Now we come to culinary specialities, which I already mentioned in my first report “On the move in the heart of the EU”. What you should definitely try in Brussels is fries, better known as French fries. This dish, which is usually eaten in Belgium not as a side dish but as a main course, originally comes from Belgium and is different from other variations of the dish such as German French fries. Crispy on the outside, tender on the inside, double-fried and offered with a variety of possible sauces – this is the true Belgian specialty. You can get this in many places in Brussels, but the best known are the Frit Flagey and Maison Antoine, where many famous figures, such as German Chancellor Angela Merkel, have dined.
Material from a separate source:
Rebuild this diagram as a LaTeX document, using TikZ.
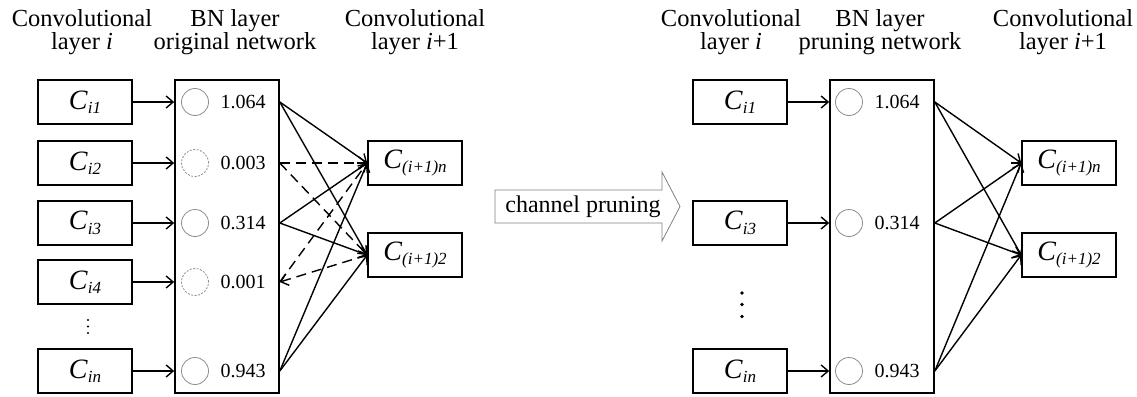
\documentclass[tikz,border=0pt]{standalone}
\usepackage{fontspec}
\setmainfont{Liberation Serif}
\usetikzlibrary{arrows.meta}
\newcommand{\Clab}[1]{\textit{C}\raisebox{-0.35ex}{\fontsize{17}{17}\selectfont\textit{#1}}}
\begin{document}
\begin{tikzpicture}[x=1pt,y=-1pt,
  cbox/.style={draw, line width=1.6pt, minimum width=94pt, minimum height=44pt, inner sep=0pt, font=\fontsize{28}{28}\selectfont},
  bnbox/.style={draw, line width=1.6pt, minimum width=104pt, minimum height=313pt, inner sep=0pt},
  circ/.style={draw=gray!90, line width=0.8pt, circle, minimum size=27pt, inner sep=0pt},
  dcirc/.style={circ, dash pattern=on 2pt off 1.5pt},
  val/.style={font=\fontsize{20}{20}\selectfont, inner sep=0pt},
  ttl/.style={font=\fontsize{24.5}{24.5}\selectfont, anchor=base, inner sep=0pt},
  conn/.style={line width=1.4pt, -{Straight Barb[length=7pt,width=12pt]}},
  dconn/.style={conn, dash pattern=on 10pt off 6pt},
  dotl/.style={fill=black}
]
\useasboundingbox (0,0) rectangle (1137,396);

% ---------------- titles left
\node[ttl] (t1a) at (82,27) {Convolutional};
\node[ttl] (t1b) at (82,50) {layer \textit{i}};
\node[ttl] (t2a) at (235,27) {BN layer};
\node[ttl] (t2b) at (235,50) {original network};
\node[ttl] (t3a) at (415,27) {Convolutional};
\node[ttl] (t3b) at (415,50) {layer \textit{i}+1};

% ---------------- left network
\node[cbox] (a1) at (85,102) {\Clab{i1}};
\node[cbox] (a2) at (85,163) {\Clab{i2}};
\node[cbox] (a3) at (85,223) {\Clab{i3}};
\node[cbox] (a4) at (85,282) {\Clab{i4}};
\node[cbox] (an) at (85,371) {\Clab{in}};
\fill[dotl] (88,320) circle (1.2pt) (88,326.5) circle (1.2pt) (88,333) circle (1.2pt);

\node[bnbox] (bnL) at (227,236.5) {};
\node[circ]  (ca1) at (195,102) {};
\node[dcirc] (ca2) at (195,163) {};
\node[circ]  (ca3) at (195,223) {};
\node[dcirc] (ca4) at (195,282) {};
\node[circ]  (can) at (195,371) {};
\node[val] (va1) at (243,102) {1.064};
\node[val] (va2) at (243,163) {0.003};
\node[val] (va3) at (243,223) {0.314};
\node[val] (va4) at (243,282) {0.001};
\node[val] (van) at (243,371) {0.943};

\foreach \r in {1,2,3,4,n}{
  \draw[conn] (a\r.east) -- (a\r.east -| bnL.west);
  \coordinate (oL\r) at (bnL.east |- ca\r);
}

\node[cbox] (cn) at (415,163) {\Clab{(i+1)n}};
\node[cbox] (c2) at (415,255) {\Clab{(i+1)2}};

\draw[conn]  (oL1) -- (cn.west);
\draw[conn]  (oL1) -- (c2.west);
\draw[dconn] (oL2) -- (cn.west);
\draw[dconn] (oL2) -- (c2.west);
\draw[conn]  (oL3) -- (cn.west);
\draw[conn]  (oL3) -- (c2.west);
\draw[dconn] (oL4) -- (cn.west);
\draw[dconn] (c2.west) -- (oL4);
\draw[conn]  (oLn) -- (cn.west);
\draw[conn]  (oLn) -- (c2.west);

% ---------------- channel pruning arrow
\draw[gray, line width=0.8pt, fill=white] (495,190) -- (662,190) -- (662,172) -- (680,206.5) -- (662,241) -- (662,223) -- (495,223) -- cycle;
\node[font=\fontsize{24}{24}\selectfont, inner sep=0pt] (cp) at (583,206.5) {channel pruning};

% ---------------- titles right
\node[ttl] (t4a) at (731,27) {Convolutional};
\node[ttl] (t4b) at (731,50) {layer \textit{i}};
\node[ttl] (t5a) at (880,27) {BN layer};
\node[ttl] (t5b) at (880,50) {pruning network};
\node[ttl] (t6a) at (1063,27) {Convolutional};
\node[ttl] (t6b) at (1063,50) {layer \textit{i}+1};

% ---------------- right network
\node[cbox] (b1) at (740,102) {\Clab{i1}};
\node[cbox] (b3) at (740,223) {\Clab{i3}};
\node[cbox] (bn) at (740,371) {\Clab{in}};
\fill[dotl] (742,293) circle (1.9pt) (742,304.5) circle (1.9pt) (742,316.5) circle (1.9pt);

\node[bnbox] (bnR) at (882,236.5) {};
\node[circ] (cb1) at (849,102) {};
\node[circ] (cb3) at (849,223) {};
\node[circ] (cbn) at (849,371) {};
\node[val] (vb1) at (897,102) {1.064};
\node[val] (vb3) at (897,223) {0.314};
\node[val] (vbn) at (897,371) {0.943};

\foreach \r in {1,3,n}{
  \draw[conn] (b\r.east) -- (b\r.east -| bnR.west);
  \coordinate (oR\r) at (bnR.east |- cb\r);
}

\node[cbox] (dn) at (1069,163) {\Clab{(i+1)n}};
\node[cbox] (d2) at (1069,255) {\Clab{(i+1)2}};

\foreach \r in {1,3,n}{
  \draw[conn] (oR\r) -- (dn.west);
  \draw[conn] (oR\r) -- (d2.west);
}
\end{tikzpicture}
\end{document}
According to this, the queues are also a little longer, but in the meantime, you can start thinking about which of the roughly 30 sauces you would like to have with your chips.
Another special feature here in Belgium is that many bars and pubs situated around these French fries stands have a sign reading “Frites acceptées”. This means that you can take the fries with you to the pub if you want to enjoy them alongside, for example, an excellent Belgian beer. Which brings us to the next culinary specialty this country has to offer; beer. Belgium is at the top of the league in beer consumption per capita. Only Bavaria can keep up in this regard. Belgium is not subject to any purity law and has an almost surpassing variety of beer types and brands. As flexible as the Belgian beer drinker is, the right beer is chosen depending on the situation, mood, weather, or food. A “real” Belgian would concentrate mainly on top-fermented beers from wheat beer to Alt and on Lambic in its variations from Kriek to Gueuze.
But the Belgians also take the lead at the front of the ‘dessert race’. Around the Grand Place, as well as in very many alleys of the city centre, a sweet smell can be found, which denotes that there are many delicacies in this area. You can find here anything from a wide variety of chocolate, pralines, and famous Belgian waffles. These are thicker than those known in Germany and have a patterned design. Here too, there are no limits to the imagination when it comes to toppings – almost all sauces, fruits, and decorations are conceivable ideas.
Hopefully by now you have gained a good insight into Brussels’ specialities. Yes, most of them are a bit fatty, but you don’t have to try all of the possible variations and you don’t need to eat them every day! In addition, you can balance the calories gained from the delicacies with leisurely strolls in the beautiful parks, which will be discussed in more detail in my next article on Brussels.
Additionally, there are also salty dishes that contain less fat, such as tartes, which by the way are also available in many different forms. Yes, you read correctly: in Belgium it is customary to buy not just one piece of a tart but the whole thing!
What these Belgian dishes have in common is that they are all prepared with great love and care, which should be tasted for yourself!